Heat distribution in a radiant heater occurs through infrared radiation, warming objects and surfaces directly rather than heating the air, ensuring efficient warmth.
Radiant heaters use infrared waves to directly warm objects and people rather than heating the air. This creates instant, targeted warmth with superior energy efficiency compared to conventional heating systems. Understanding how heat distribution works in radiant systems helps homeowners choose the right solution for their space.
The Science Behind Radiant Heat Transfer
Radiant heaters operate on the principle of infrared radiation – the same type of heat you feel from sunlight or a warm stovetop. These systems emit electromagnetic waves that travel through air until they strike solid objects, which then absorb the energy and release it as heat.
Key Characteristics of Infrared Heat
- Direct transfer without heating air first
- Instantaneous warmth upon activation
- Energy efficient with minimal heat loss
- Silent operation with no moving parts
Types of Radiant Heating Systems
1. Hydronic Radiant Floor Heating
This popular system pumps heated water through tubing installed beneath floors. The thermal mass of concrete or other materials slowly releases warmth upward. Hydronic systems pair well with precise thermostat controls for optimal efficiency.
2. Electric Radiant Systems
Using heating cables or mats beneath flooring, electric systems work best with thermal mass materials like tile. They’re ideal for small spaces or room additions where extending existing HVAC isn’t practical.
3. Radiant Panels
Wall or ceiling-mounted aluminum panels provide zoned heating.
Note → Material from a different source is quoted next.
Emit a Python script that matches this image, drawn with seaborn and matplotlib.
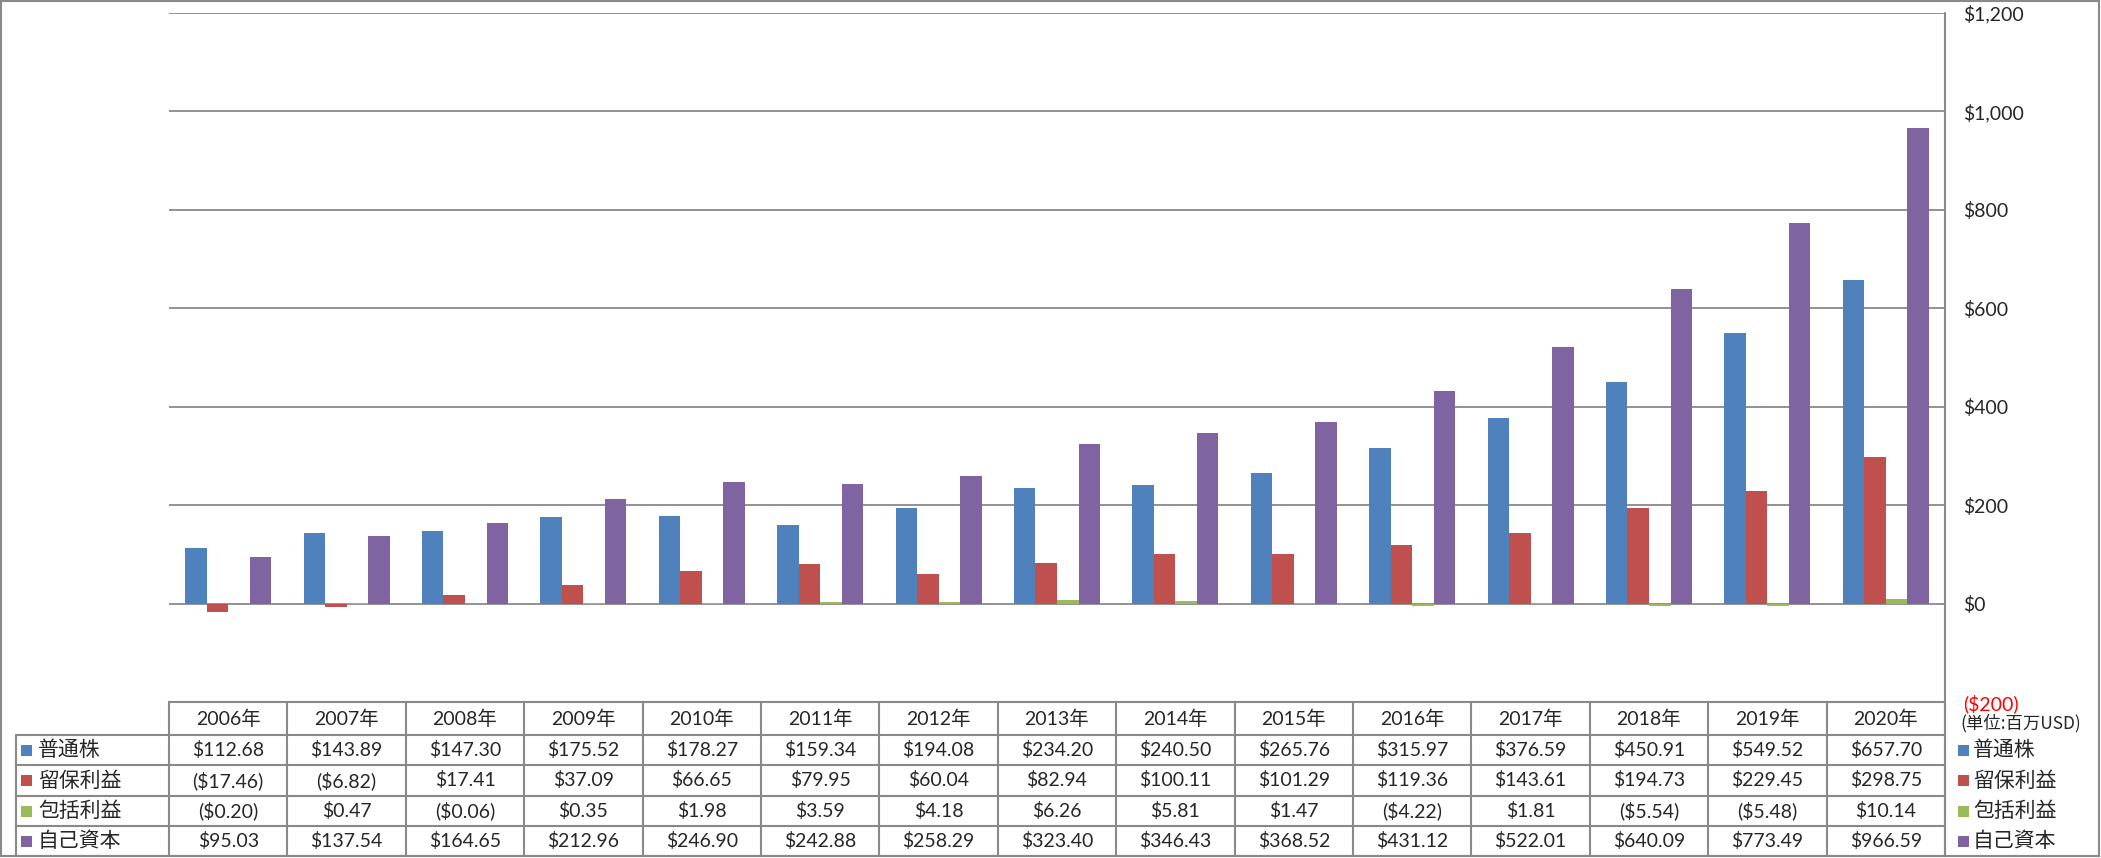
import numpy as np
import pandas as pd
import matplotlib
matplotlib.use("Agg")
import matplotlib.pyplot as plt
import matplotlib.ticker as ticker
from matplotlib.patches import Rectangle
import seaborn as sns

years = ["2006年", "2007年", "2008年", "2009年", "2010年", "2011年", "2012年", "2013年",
         "2014年", "2015年", "2016年", "2017年", "2018年", "2019年", "2020年"]
series_names = ["普通株", "留保利益", "包括利益", "自己資本"]
common_stock = [112.68, 143.89, 147.30, 175.52, 178.27, 159.34, 194.08, 234.20,
                240.50, 265.76, 315.97, 376.59, 450.91, 549.52, 657.70]
retained = [-17.46, -6.82, 17.41, 37.09, 66.65, 79.95, 60.04, 82.94,
            100.11, 101.29, 119.36, 143.61, 194.73, 229.45, 298.75]
comprehensive = [-0.20, 0.47, -0.06, 0.35, 1.98, 3.59, 4.18, 6.26,
                 5.81, 1.47, -4.22, 1.81, -5.54, -5.48, 10.14]
equity = [95.03, 137.54, 164.65, 212.96, 246.90, 242.88, 258.29, 323.40,
          346.43, 368.52, 431.12, 522.01, 640.09, 773.49, 966.59]
y_ticks = [-200, 0, 200, 400, 600, 800, 1000, 1200]
colors = ["#4F81BD", "#C0504D", "#9BBB59", "#8064A2"]
unit_label = "(単位:百万USD)"

W, H = 2101, 858
GRAY = "#898989"

sns.set_theme(style="white")
plt.rcParams["font.family"] = ["Lato", "Noto Sans CJK JP", "DejaVu Sans"]


def money(v):
    return f"(${-v:,.2f})" if v < 0 else f"${v:,.2f}"


def main():
    values = [common_stock, retained, comprehensive, equity]
    df = pd.DataFrame({
        "year": np.tile(years, len(series_names)),
        "series": np.repeat(series_names, len(years)),
        "value": np.concatenate(values),
    })

    fig = plt.figure(figsize=(W / 100, H / 100), dpi=100)
    # plot area in pixels: x 169..1945, y 13..702
    x0, x1, y0, y1 = 169, 1945, 13, 702
    ax = fig.add_axes([x0 / W, (H - y1) / H, (x1 - x0) / W, (y1 - y0) / H])
    sns.barplot(data=df, x="year", y="value", hue="series", order=years,
                hue_order=series_names, palette=colors, saturation=1,
                width=0.727, linewidth=0, errorbar=None, legend=False, ax=ax)
    ax.set_xlim(-0.5, len(years) - 0.5)
    ax.set_ylim(-200, 1200)
    ax.set_yticks(y_ticks)
    ax.yaxis.tick_right()
    ax.yaxis.set_major_formatter(ticker.FuncFormatter(
        lambda v, p: f"(${-v:,.0f})" if v < 0 else f"${v:,.0f}"))
    ax.tick_params(axis="y", length=0, pad=13, labelsize=14)
    for lab, v in zip(ax.get_yticklabels(), y_ticks):
        if v < 0:
            lab.set_color("red")
    ax.set_xticks([])
    ax.set_xlabel("")
    ax.set_ylabel("")
    ax.grid(axis="y", color=GRAY, linewidth=1.3)
    ax.set_axisbelow(True)
    for s in ax.spines.values():
        s.set_visible(False)

    # overlay in pixel coordinates for the data table and frame
    ov = fig.add_axes([0, 0, 1, 1], zorder=5)
    ov.set_xlim(0, W)
    ov.set_ylim(H, 0)
    ov.axis("off")
    ov.patch.set_alpha(0)

    ov.add_patch(Rectangle((1, 1), W - 3, H - 3, fill=False, edgecolor=GRAY, lw=1.5))
    ov.plot([x1, x1], [y0, H - 2], color=GRAY, lw=1.5)

    col_w = (x1 - x0) / len(years)
    row_y = [702, 735, 765, 796, 826, 856]
    lab_x = 16
    ov.plot([x0, x1], [row_y[0], row_y[0]], color=GRAY, lw=1.5)
    for y in row_y[1:]:
        ov.plot([lab_x, x1], [y, y], color=GRAY, lw=1.5)
    for k in range(len(years) + 1):
        ov.plot([x0 + k * col_w] * 2, [row_y[0], row_y[-1]], color=GRAY, lw=1.5)
    ov.plot([lab_x, lab_x], [row_y[1], row_y[-1]], color=GRAY, lw=1.5)

    hy = (row_y[0] + row_y[1]) / 2
    for k, yr in enumerate(years):
        ov.text(x0 + (k + 0.5) * col_w, hy, yr, ha="center", va="center", fontsize=14)

    for r, (name, vals, c) in enumerate(zip(series_names, values, colors)):
        cy = (row_y[r + 1] + row_y[r + 2]) / 2
        ov.add_patch(Rectangle((21, cy - 5.5), 11, 11, color=c, lw=0))
        ov.text(38, cy, name, ha="left", va="center", fontsize=15)
        for k, v in enumerate(vals):
            ov.text(x0 + (k + 0.5) * col_w, cy, money(v), ha="center", va="center",
                    fontsize=14)
        # right-hand legend
        ov.add_patch(Rectangle((1958, cy - 5.5), 11, 11, color=c, lw=0))
        ov.text(1973, cy, name, ha="left", va="center", fontsize=15)

    ov.text(1960, 723, unit_label, ha="left", va="center", fontsize=12.5,
            family=["Noto Sans CJK JP", "DejaVu Sans"])

    fig.savefig("out.png", dpi=100)


if __name__ == "__main__":
    main()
While more expensive to operate, they offer the fastest response time of any heating method according to U.S. Department of Energy research.
Heat Distribution Patterns Compared
| System Type | Heat Distribution | Best Applications |
|---|---|---|
| Floor Systems | Rises evenly from floor surface | Whole-home heating |
| Wall Panels | Directional warmth within line of sight | Spot heating |
| Ceiling Panels | Downward radiation pattern | Commercial spaces |
Installation Factors Affecting Heat Distribution
Floor Coverings Matter
Ceramic tile provides ideal heat transfer, while carpet can reduce system efficiency by up to 40%. The DOE recommends thin carpets with dense padding if floor coverings are necessary.
Wet vs. Dry Installations
Concrete-embedded “wet” systems store more heat but respond slowly. “Dry” installations between subfloors heat up faster but require higher operating temperatures.
Zoning Considerations
Areas with different floor coverings should have separate heating loops to maintain consistent warmth throughout the space.
Energy Efficiency Advantages
Radiant systems typically operate 25-30% more efficiently than forced-air heating because:
- No ductwork heat loss (can account for 30% energy loss in forced-air systems)
- Lower operating temperatures (104-140°F vs. 130-160°F for forced air)
- Reduced air stratification (temperature differences between floor and ceiling)
Maintenance and Longevity
Properly installed radiant systems can last decades with minimal maintenance. Hydronic systems may require occasional checks of the boiler and circulation pumps, while electric systems need virtually no upkeep beyond thermostat battery changes.